Bild von Dr Ostap Slyvynsky
Der ukrainische Schriftsteller und Wissenschaftler Dr. Ostap Slyvynsky ist Gastwissenschaftler an der Universität.

In Ihrem Vortrag am 10. Juli im Historischen Museum Bielefeld sprechen Sie über wichtige Aufgaben der Kultur in schwierigen Zeiten – welche zum Beispiel?

Ich versuche, die vier wichtigsten Aufgaben der Kultur in Kriegszeiten, in Zeiten historischer Herausforderungen, zu skizzieren: Aufbau und Unterstützung des Gemeinschaftssinns, Überwindung des Schweigens, Hilfe bei der Wiederherstellung der Gerechtigkeit, Erinnerung an die wahren Werte. Darüber denke ich nun schon seit drei Jahren nach und beobachte die ukrainische Kultur. Ich denke, dass die Kulturen aller Gesellschaften, die historische Herausforderungen durchlaufen, mehr oder weniger ähnlich funktionieren.

Sie wirken bei Seminaren an der Universität Bielefeld zu sehr unterschiedlichen Themen mit, von historischer Vorstellungskraft bis hin zur lokalen Geschichte der Nazizeit. Was erwarten Sie von diesem Austausch mit deutschen Studierenden und Kollegen?

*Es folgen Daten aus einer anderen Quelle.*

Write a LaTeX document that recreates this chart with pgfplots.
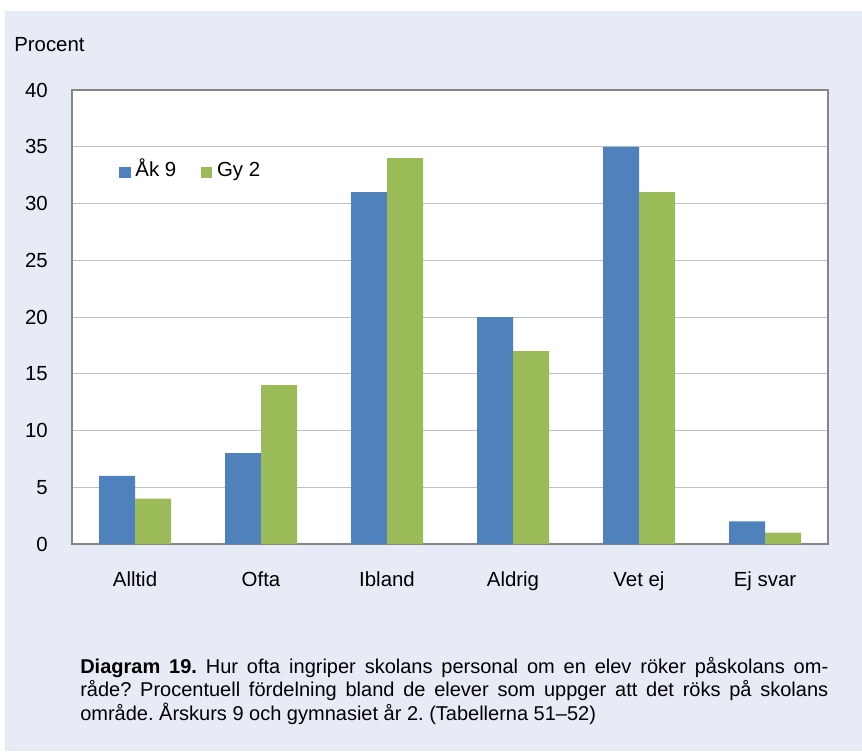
\documentclass[border=0pt]{standalone}
\usepackage{fontspec}
\setmainfont{Liberation Sans}
\usepackage{pgfplots}
\pgfplotsset{compat=1.18}
\definecolor{panel}{HTML}{E7EBF6}
\definecolor{cblue}{HTML}{4F81BD}
\definecolor{cgreen}{HTML}{9BBB59}
\definecolor{frame}{HTML}{868686}
\definecolor{gridc}{HTML}{C0C0C0}
\frenchspacing
\begin{document}
\begin{tikzpicture}
\fill[white] (0pt,0pt) rectangle (646.5pt,-563.25pt);
\useasboundingbox (0pt,0pt) rectangle (646.5pt,-563.25pt);
\fill[panel] (3.75pt,-8.25pt) rectangle (646.5pt,-563.25pt);
\node[anchor=base west, inner sep=0, font=\fontsize{15.3}{18}\selectfont] at (10.5pt,-38.25pt) {Procent};
\begin{axis}[
  at={(54pt,-408pt)}, anchor=south west,
  scale only axis, width=567pt, height=340.5pt,
  axis background/.style={fill=white},
  ybar, bar width=27pt,
  xmin=-0.5, xmax=5.5, ymin=0, ymax=40,
  xtick={0,1,2,3,4,5},
  xticklabels={Alltid,Ofta,Ibland,Aldrig,Vet ej,Ej svar},
  ytick={0,5,...,40},
  major tick length=0pt,
  ymajorgrids, grid style={gridc, line width=0.75pt},
  axis line style={frame, line width=1.1pt},
  /pgf/number format/assume math mode=true,
  tick label style={font=\fontsize{15.3}{18}\selectfont, black},
  yticklabel style={inner sep=0pt, anchor=east, xshift=-18pt},
  xticklabel style={inner sep=0pt, anchor=north, yshift=-20.5pt},
  legend style={at={(0.0622,0.8205)}, anchor=west, draw=none, fill=none,
    inner sep=0pt, font=\fontsize{15.3}{18}\selectfont,
    nodes={inner sep=0pt, text height=11pt, text depth=3pt}, column sep=3.5pt},
  legend columns=2,
  legend image code/.code={\fill[#1] (0pt,-5pt) rectangle (8.6pt,3.6pt);},
  /tikz/column 2/.style={column sep=18.5pt},
]
\addplot[fill=cblue, draw=none, bar shift=-13.5pt] coordinates {(0,6) (1,8) (2,31) (3,20) (4,35) (5,2)};
\addplot[fill=cgreen, draw=none, bar shift=13.5pt] coordinates {(0,4) (1,14) (2,34) (3,17) (4,31) (5,1)};
\legend{Åk 9, Gy 2}
\end{axis}
\begin{scope}[every node/.style={anchor=base west, inner sep=0, font=\fontsize{15}{18}\selectfont}]
\node at (60pt,-504.75pt) {\makebox[561pt][s]{\textbf{Diagram 19.} Hur ofta ingriper skolans personal om en elev röker påskolans om-}};
\node at (60pt,-522.4pt) {\makebox[561pt][s]{råde? Procentuell fördelning bland de elever som uppger att det röks på skolans}};
\node at (60pt,-540pt) {område. Årskurs 9 och gymnasiet år 2. (Tabellerna 51–52)};
\end{scope}
\end{tikzpicture}
\end{document}
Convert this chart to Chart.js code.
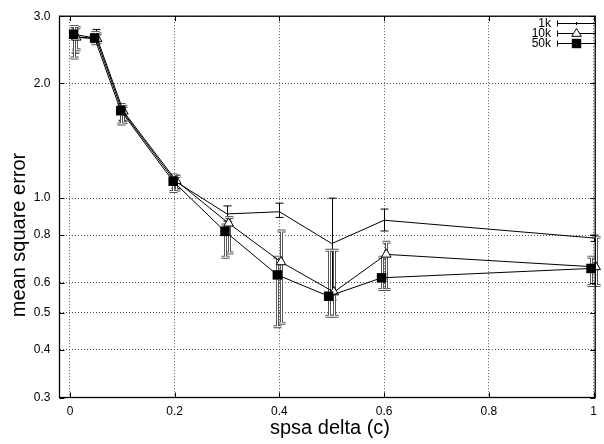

Ich freue mich sehr, mit wunderbaren Kollegen der Universität Bielefeld, der Fakultät [Fakultät für Geschichtswissenschaft, Philosophie und Theologie; Anmerkung der Redaktion] und den Studierenden zusammenzuarbeiten, um über diese sehr unterschiedlichen Themen nachzudenken. Wie verändert sich unser Blick auf die Vergangenheit, je nachdem, wo wir uns gerade befinden? Schließlich haben wir keine ‚reine‘ Optik, wir sind immer noch inmitten der Geschichte. Wissen Sie, manchmal fühle ich mich unwohl, wenn ich daran denke, dass künftige Generationen, die hoffentlich wieder in Frieden leben werden, mit so viel Mitleid und Herablassung auf uns blicken werden: Die Armen, sie hatten so ein Pech, in einer solchen Zeit geboren zu werden… Wir haben uns das nicht ausgesucht, aber wir können zumindest den größten Nutzen daraus ziehen und ein sinnvolles Zeugnis ablegen. Der gemeinsame Blick aus Deutschland und der Ukraine kann nicht nur ein Trost sein: Wir sind nicht allein. Sie hilft auch zu verstehen, was unsere Werte heute sind, unser gemeinsames Haus – Europa.

Auch Lyriklesung geplant

Neben seiner Mitwirkung an Universitätsseminaren wird Slyvynsky eine Lyriklesung für den Lesekreis der Deutsch-Ukrainischen Gesellschaft Bielefeld halten. Der 1978 in Lemberg geborene Autor ist außerordentlicher Professor an der Ukrainischen Katholischen Universität, ein preisgekrönter Übersetzer und seit 2022 Vizepräsident des PEN Ukraine.